Nothing outside the range is to be copied. From the entries below, reproduce exactly the lines starting at the one with "Recreate this image" and ending at the one with "energy = np.round(np.arange(536.6, 524.1, -0.2), 1)", without pictures.

## DATA SHOWN
# # #
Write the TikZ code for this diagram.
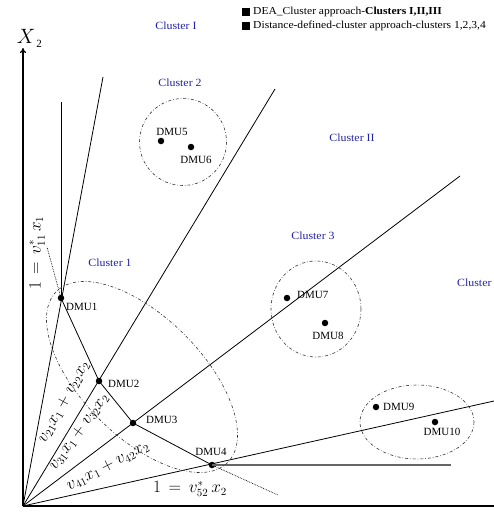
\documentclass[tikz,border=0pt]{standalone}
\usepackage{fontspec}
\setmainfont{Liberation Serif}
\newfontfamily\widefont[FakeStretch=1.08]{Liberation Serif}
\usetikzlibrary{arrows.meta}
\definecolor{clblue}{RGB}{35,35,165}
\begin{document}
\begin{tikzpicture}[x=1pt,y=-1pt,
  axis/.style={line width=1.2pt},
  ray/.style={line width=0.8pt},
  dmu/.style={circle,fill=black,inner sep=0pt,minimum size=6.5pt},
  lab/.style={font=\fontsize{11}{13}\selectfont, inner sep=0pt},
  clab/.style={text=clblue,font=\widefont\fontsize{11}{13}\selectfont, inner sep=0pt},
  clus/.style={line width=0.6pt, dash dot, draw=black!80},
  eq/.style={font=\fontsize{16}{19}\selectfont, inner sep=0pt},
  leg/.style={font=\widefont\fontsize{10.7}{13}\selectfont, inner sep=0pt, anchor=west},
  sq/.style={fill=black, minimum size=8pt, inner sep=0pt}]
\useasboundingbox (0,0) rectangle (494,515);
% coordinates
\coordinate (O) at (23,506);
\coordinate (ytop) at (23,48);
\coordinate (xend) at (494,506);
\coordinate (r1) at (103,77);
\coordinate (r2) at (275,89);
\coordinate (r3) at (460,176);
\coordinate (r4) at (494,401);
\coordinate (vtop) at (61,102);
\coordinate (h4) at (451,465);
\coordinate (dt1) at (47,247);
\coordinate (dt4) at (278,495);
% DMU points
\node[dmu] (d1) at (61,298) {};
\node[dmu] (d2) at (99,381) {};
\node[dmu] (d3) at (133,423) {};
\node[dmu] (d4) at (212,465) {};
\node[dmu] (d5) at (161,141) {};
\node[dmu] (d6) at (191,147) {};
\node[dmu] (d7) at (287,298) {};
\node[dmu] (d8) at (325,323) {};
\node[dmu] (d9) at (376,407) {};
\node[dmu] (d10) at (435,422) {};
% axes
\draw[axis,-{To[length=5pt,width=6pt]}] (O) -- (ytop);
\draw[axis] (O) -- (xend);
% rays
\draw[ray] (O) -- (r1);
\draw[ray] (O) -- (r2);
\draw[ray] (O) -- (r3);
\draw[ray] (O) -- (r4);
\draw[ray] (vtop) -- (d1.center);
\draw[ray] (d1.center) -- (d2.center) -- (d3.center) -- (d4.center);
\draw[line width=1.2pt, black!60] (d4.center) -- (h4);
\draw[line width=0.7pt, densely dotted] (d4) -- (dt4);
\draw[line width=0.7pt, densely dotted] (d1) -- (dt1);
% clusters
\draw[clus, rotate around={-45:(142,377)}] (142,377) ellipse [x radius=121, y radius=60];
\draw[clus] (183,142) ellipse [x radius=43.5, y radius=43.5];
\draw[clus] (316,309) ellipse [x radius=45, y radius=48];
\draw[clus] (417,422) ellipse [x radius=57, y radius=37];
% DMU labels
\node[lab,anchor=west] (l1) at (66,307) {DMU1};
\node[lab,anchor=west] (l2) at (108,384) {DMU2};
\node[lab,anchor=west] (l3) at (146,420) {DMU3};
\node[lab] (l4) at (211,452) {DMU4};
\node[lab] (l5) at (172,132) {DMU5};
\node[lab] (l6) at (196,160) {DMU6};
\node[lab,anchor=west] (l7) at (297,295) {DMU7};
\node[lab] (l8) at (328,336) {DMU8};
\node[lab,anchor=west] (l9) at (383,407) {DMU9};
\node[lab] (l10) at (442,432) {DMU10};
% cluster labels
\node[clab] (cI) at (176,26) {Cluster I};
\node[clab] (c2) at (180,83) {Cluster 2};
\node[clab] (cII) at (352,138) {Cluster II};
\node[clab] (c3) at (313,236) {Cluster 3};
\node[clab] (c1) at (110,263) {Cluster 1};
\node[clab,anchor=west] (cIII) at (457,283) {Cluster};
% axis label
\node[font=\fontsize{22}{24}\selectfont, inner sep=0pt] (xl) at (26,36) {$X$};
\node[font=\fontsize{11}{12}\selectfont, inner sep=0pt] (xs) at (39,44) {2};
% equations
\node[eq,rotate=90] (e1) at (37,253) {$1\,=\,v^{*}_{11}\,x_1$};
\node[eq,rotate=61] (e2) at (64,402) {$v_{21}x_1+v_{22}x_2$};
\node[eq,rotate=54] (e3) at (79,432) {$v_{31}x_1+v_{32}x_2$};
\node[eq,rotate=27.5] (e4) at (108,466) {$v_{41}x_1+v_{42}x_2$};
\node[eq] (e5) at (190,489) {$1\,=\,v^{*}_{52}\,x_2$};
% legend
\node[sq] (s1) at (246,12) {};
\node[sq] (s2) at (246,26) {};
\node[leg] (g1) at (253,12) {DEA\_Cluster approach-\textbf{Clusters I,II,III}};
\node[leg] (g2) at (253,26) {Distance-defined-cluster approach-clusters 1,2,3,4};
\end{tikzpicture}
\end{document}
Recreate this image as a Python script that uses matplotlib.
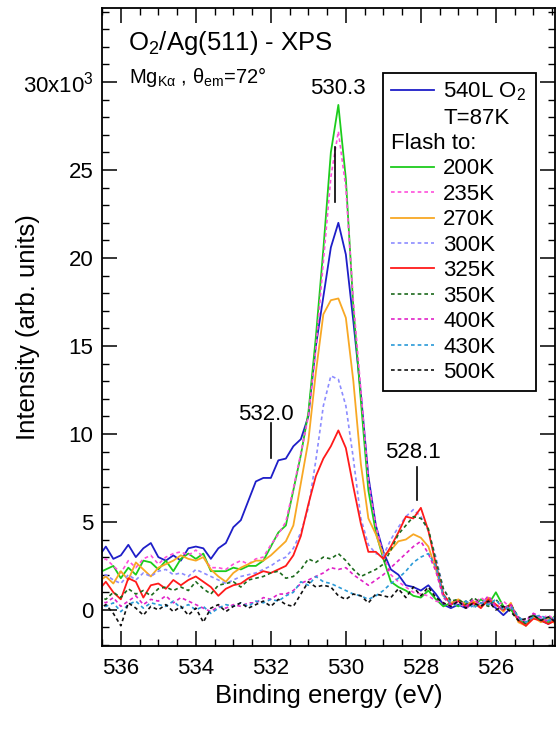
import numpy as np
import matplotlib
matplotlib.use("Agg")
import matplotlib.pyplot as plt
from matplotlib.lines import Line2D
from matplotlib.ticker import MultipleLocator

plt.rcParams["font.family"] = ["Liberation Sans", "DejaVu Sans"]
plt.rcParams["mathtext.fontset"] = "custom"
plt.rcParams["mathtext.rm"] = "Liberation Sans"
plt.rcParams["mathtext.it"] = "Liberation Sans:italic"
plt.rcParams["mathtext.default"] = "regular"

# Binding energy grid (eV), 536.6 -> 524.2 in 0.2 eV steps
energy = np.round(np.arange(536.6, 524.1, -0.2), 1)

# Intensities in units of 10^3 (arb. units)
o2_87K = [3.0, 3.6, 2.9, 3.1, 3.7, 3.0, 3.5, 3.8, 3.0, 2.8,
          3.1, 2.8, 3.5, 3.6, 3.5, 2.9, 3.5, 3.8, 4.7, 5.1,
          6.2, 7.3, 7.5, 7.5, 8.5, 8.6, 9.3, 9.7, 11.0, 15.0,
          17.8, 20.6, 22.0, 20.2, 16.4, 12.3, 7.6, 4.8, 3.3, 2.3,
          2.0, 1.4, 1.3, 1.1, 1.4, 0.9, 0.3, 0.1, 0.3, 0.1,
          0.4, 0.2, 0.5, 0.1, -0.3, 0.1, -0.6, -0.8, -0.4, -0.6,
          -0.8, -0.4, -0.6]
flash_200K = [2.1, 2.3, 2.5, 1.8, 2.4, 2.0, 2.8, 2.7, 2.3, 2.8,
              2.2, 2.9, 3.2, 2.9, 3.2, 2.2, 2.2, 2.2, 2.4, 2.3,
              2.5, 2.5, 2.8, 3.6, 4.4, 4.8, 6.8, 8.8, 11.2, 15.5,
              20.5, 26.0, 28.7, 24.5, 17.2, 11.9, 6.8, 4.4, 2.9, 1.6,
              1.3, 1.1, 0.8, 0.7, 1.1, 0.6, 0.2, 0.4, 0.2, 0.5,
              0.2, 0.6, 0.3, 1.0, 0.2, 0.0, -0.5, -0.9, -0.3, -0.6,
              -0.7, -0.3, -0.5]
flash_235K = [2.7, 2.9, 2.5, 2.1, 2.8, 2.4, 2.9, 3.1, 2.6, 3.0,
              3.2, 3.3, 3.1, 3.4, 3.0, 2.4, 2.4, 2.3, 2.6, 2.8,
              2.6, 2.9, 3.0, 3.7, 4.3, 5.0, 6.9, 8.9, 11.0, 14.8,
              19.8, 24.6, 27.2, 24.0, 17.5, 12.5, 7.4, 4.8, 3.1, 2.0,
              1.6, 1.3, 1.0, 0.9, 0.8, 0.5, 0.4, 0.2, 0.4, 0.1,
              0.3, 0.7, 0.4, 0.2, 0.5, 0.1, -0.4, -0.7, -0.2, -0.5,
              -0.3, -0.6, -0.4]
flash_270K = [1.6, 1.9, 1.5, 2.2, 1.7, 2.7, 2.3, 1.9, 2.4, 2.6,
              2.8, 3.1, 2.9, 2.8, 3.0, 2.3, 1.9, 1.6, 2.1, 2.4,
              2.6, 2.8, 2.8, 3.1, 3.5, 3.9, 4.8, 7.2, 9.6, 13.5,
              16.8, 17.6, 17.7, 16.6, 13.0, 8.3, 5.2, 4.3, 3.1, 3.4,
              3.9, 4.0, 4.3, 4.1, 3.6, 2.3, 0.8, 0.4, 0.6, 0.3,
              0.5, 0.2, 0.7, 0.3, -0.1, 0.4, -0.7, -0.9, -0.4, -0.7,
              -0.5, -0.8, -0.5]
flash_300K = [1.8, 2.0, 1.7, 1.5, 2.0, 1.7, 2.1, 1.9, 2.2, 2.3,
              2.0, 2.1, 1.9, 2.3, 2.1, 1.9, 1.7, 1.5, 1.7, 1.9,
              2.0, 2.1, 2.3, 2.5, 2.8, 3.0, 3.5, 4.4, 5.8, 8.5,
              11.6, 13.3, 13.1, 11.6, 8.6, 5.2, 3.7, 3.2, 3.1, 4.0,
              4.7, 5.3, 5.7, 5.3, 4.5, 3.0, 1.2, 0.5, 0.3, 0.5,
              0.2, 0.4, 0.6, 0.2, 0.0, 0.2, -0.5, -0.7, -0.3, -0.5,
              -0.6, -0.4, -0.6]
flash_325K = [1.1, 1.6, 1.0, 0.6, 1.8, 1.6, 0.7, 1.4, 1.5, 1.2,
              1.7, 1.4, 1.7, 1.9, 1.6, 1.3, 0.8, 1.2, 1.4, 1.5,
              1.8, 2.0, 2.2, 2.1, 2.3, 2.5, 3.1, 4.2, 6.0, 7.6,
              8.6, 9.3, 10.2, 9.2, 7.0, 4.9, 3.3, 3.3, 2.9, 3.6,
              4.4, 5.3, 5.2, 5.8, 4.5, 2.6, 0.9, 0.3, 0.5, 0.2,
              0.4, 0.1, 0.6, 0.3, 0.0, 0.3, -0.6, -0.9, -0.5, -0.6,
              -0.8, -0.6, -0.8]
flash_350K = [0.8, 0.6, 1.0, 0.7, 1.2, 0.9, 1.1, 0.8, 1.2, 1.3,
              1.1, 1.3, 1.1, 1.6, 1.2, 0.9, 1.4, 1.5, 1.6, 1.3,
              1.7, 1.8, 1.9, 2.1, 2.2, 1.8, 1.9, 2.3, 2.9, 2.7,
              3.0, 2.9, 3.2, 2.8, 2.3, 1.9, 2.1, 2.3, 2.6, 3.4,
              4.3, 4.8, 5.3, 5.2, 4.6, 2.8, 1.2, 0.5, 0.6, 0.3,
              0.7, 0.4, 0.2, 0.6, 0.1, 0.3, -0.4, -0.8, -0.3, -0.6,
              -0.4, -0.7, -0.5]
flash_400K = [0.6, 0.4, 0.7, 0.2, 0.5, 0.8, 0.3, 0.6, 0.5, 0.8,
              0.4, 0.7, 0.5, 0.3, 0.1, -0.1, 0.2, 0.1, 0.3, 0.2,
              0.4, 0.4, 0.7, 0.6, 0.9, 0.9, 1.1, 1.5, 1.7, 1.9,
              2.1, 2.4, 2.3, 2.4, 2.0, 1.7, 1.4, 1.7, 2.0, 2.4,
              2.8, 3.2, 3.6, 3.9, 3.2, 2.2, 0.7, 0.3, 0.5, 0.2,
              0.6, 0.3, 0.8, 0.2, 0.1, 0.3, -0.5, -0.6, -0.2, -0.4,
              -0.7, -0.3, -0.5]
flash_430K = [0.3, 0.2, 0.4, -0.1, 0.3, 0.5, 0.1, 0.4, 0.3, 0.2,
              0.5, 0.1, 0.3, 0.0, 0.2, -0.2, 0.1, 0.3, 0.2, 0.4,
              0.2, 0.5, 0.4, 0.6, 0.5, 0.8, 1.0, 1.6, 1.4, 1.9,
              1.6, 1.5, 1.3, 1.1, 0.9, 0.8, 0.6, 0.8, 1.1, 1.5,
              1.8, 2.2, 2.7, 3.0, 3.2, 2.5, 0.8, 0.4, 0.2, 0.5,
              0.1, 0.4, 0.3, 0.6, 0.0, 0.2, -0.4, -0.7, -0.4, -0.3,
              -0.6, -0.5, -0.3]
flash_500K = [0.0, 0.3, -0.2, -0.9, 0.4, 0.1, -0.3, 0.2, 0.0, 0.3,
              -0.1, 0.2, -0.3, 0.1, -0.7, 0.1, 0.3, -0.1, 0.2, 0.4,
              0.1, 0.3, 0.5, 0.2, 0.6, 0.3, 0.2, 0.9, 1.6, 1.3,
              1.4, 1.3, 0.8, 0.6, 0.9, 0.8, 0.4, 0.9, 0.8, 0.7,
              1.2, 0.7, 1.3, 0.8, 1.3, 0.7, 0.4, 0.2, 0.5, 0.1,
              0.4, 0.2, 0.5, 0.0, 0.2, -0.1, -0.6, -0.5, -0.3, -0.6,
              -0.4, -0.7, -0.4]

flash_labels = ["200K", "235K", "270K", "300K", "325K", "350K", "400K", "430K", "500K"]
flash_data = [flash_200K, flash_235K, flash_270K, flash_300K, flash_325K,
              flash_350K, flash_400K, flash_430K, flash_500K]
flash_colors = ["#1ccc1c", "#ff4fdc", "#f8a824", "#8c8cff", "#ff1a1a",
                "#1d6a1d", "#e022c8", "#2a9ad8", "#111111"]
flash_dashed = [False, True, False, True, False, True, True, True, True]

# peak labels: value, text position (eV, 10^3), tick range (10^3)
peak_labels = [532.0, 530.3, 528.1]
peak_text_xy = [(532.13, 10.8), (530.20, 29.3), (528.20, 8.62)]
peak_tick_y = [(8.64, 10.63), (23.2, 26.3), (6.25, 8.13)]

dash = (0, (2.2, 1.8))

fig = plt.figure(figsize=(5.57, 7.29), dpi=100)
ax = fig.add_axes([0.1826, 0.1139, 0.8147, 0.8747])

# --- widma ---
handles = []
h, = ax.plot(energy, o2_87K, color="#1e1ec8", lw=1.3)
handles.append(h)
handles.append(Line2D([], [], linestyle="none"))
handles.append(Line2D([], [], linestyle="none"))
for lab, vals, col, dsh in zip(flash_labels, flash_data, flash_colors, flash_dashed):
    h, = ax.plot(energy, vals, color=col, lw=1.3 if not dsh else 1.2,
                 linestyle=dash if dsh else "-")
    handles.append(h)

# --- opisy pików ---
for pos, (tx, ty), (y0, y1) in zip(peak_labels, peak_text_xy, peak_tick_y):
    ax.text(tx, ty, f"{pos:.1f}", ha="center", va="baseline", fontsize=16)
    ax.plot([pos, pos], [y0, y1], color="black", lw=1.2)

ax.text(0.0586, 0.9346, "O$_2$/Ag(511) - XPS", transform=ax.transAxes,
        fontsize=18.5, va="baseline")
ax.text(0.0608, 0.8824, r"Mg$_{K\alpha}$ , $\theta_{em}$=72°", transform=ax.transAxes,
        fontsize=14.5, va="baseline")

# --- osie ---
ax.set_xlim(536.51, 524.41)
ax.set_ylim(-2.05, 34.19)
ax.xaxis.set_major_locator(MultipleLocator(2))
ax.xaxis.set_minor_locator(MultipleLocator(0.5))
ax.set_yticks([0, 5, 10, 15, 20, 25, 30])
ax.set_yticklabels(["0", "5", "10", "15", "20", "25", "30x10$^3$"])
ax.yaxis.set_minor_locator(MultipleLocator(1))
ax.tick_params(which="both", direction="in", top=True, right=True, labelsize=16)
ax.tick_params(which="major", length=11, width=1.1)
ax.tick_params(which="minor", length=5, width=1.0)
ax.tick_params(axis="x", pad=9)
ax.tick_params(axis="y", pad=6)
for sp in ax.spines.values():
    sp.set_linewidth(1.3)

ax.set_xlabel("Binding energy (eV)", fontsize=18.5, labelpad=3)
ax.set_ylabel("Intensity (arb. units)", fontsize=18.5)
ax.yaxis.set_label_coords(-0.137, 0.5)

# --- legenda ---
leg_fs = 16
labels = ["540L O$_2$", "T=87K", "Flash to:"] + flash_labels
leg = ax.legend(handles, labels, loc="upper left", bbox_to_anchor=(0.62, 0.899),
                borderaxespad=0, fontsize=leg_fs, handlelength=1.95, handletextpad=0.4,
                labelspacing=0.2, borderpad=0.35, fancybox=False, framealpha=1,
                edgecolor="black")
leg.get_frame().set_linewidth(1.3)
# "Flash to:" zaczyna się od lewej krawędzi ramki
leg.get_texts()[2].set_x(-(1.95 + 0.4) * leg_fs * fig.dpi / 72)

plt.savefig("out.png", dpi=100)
# # #
## FINISHED EXERCISE
Recreate this image as a Python script that uses matplotlib.
import numpy as np
import matplotlib
matplotlib.use("Agg")
import matplotlib.pyplot as plt
from matplotlib.lines import Line2D
from matplotlib.ticker import MultipleLocator

plt.rcParams["font.family"] = ["Liberation Sans", "DejaVu Sans"]
plt.rcParams["mathtext.fontset"] = "custom"
plt.rcParams["mathtext.rm"] = "Liberation Sans"
plt.rcParams["mathtext.it"] = "Liberation Sans:italic"
plt.rcParams["mathtext.default"] = "regular"

# Binding energy grid (eV), 536.6 -> 524.2 in 0.2 eV steps
energy = np.round(np.arange(536.6, 524.1, -0.2), 1)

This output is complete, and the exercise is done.